Auto parts retailers have had a solid run this year with all the major players recording solid gains. However, O’Reilly Automotive Inc (NASDAQ:ORLY)’ is the one which takes the cake when it comes to share price appreciation and growth trajectory. The stock is up almost 27% so far this year, easily outperforming its peers and considering the moves it is making, I doubt that there will be any let up in its momentum.
The stock’s rise this year has been helped by a couple of stellar earnings reports while its initiative to return cash to shareholders through buybacks is another positive. More importantly, what really adds to the allure of owning O’Reilly Automotive Inc (NASDAQ:ORLY) is its positive same-store sales growth, while peers such as Advance Auto Parts, Inc. (NYSE:AAP) and AutoZone, Inc. (NYSE:AZO) have been struggling with negative same-store sales.
Reading the trends
O’Reilly Automotive Inc (NASDAQ:ORLY) has positioned itself well to benefit from the high average age of vehicles on the U.S. roads, which is at 10.8 years. While sales of new vehicles might be picking up due to the housing rebound and consumers finally deciding to upgrade, it is unmistakable that vehicles require maintenance and routine maintenance of vehicles will lead to better revenue for the company going forward.
Moreover, management believes that the new vehicles being manufactured are superior in terms of engineering and manufacturing, and this should contribute to the long-term success of the aftermarket retailers. Also, the complexity in the engineering of the new vehicles means costlier parts that result in higher sales, and this was one of the reasons behind O’Reilly Automotive Inc (NASDAQ:ORLY)’s solid performance in the previous quarter.
Thus, a combination of older vehicles on the road and an increasing number of new, state-of-the-art vehicles indicates that aftermarket retailers aren’t going out of business and the positive outlook for new vehicle sales this year isn’t exactly a disadvantage for the likes of O’Reilly Automotive Inc (NASDAQ:ORLY). This makes companies in this sector a solid pick irrespective of the state of the economy as the older vehicles will ultimately require maintenance.
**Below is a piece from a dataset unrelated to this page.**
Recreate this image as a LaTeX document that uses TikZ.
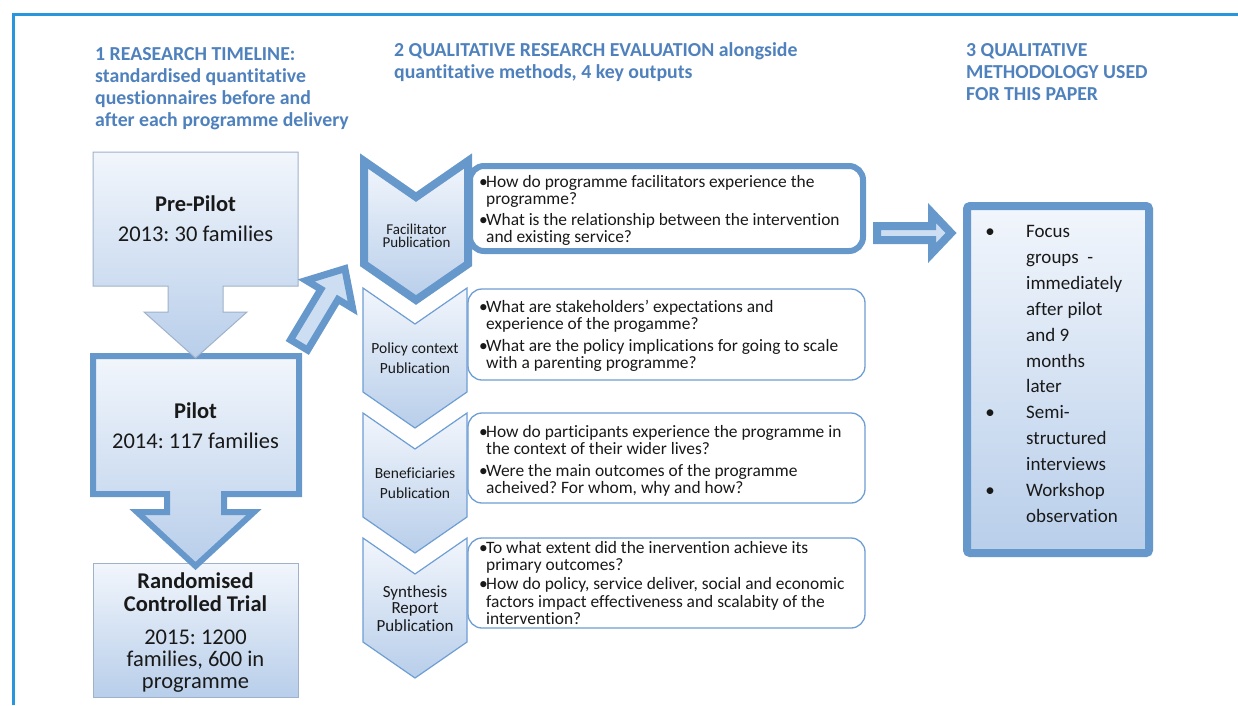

Delivering growth and value
To benefit from the rising number of vehicles on the road, O’Reilly Automotive Inc (NASDAQ:ORLY) has been aggressively opening stores and distribution centers. O’Reilly intends to open around 190 stores this year as it looks to expand its network and compete with the others. The company’s distribution centers have been contributing to its efficiency and leading to gross margin growth, leading it to bump up its gross margin guidance in its last quarterly report.